Booze Crazed Web Surfing Kids
"Study: Alcohol Web Sites Attracting Kids" screams the headline on a story about a study by the Center on Alcohol Marketing and Youth.
CAMY claims this is "the first public analysis of underage traffic to alcohol Web sites, finding that nearly 700,000 in-depth visits to 55 alcohol Web sites during the last six months of 2003 were initiated by underage persons." The data comes from comScore Media Metrix, but there's no figuring out from the report just how many actual people under 21 were tracked visiting these sites. ("In-depth visits" are visits exceeding two page views, which presumably excludes visitors deterred by age verification pages.)
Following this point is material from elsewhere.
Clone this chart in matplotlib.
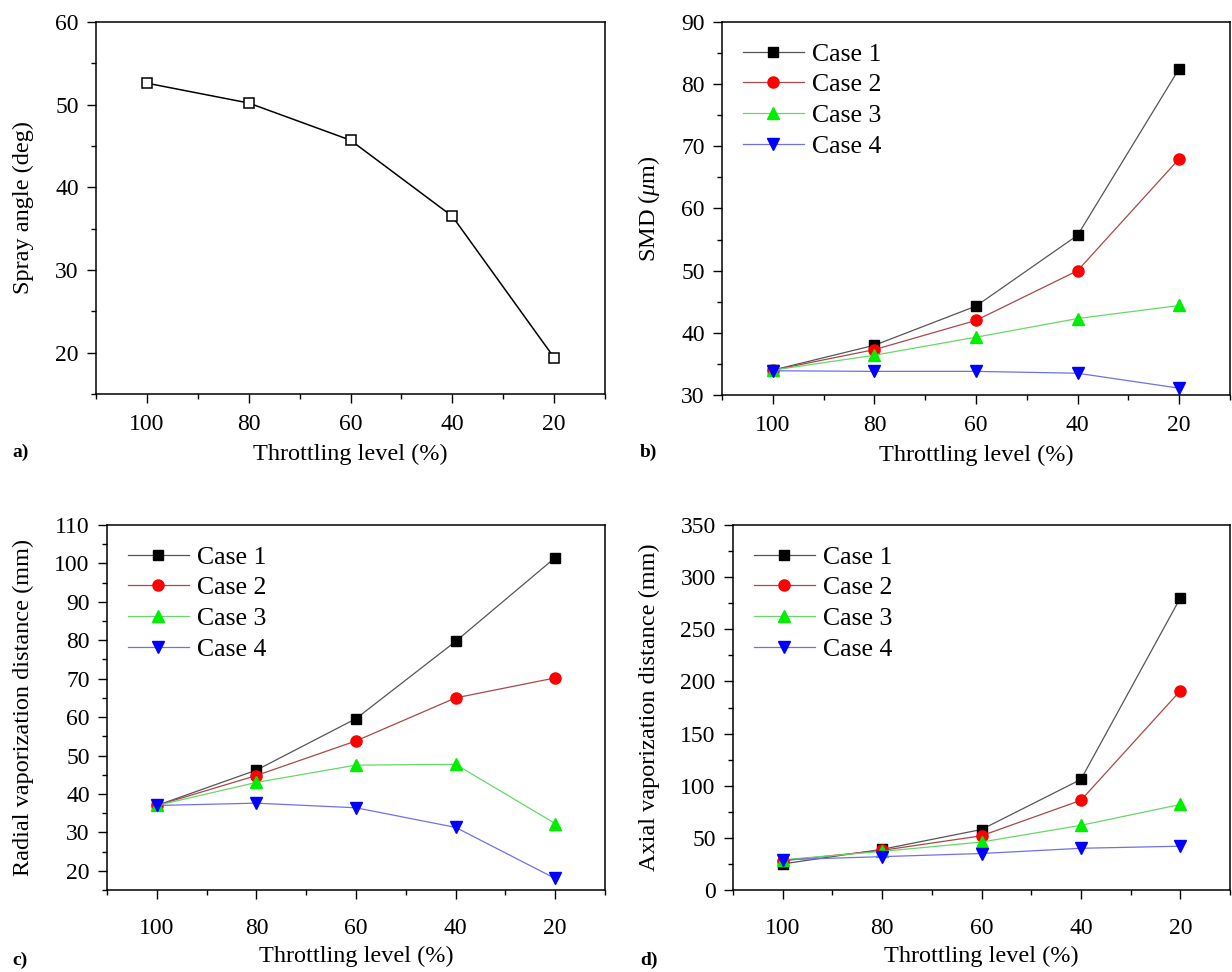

CAMY says 700,000 visits is around 13% of the traffic to the booze company sites that were analyzed.
Taking the 700,000 figure at face value, here's another (quick and rough) way to gage the magnitude of the supposed problem: There are around 65 million people in the U.S. ages 5 through 20. Assume 59 percent of them use the Internet (that's based on 2001 data for 5-17 year olds) and that each Internet user visits 1,000 non-unique Web sites per month (based on this). Over a six month period, that's: 65,000,000 x 0.59 x 1,000 x 6 = 230,000,000,000 total visits.
So 0.0003 percent of Web site visits by underage youth are to alcohol company sites, which CAMY describes as "attractive and appealing to underage youth." Does this worry you?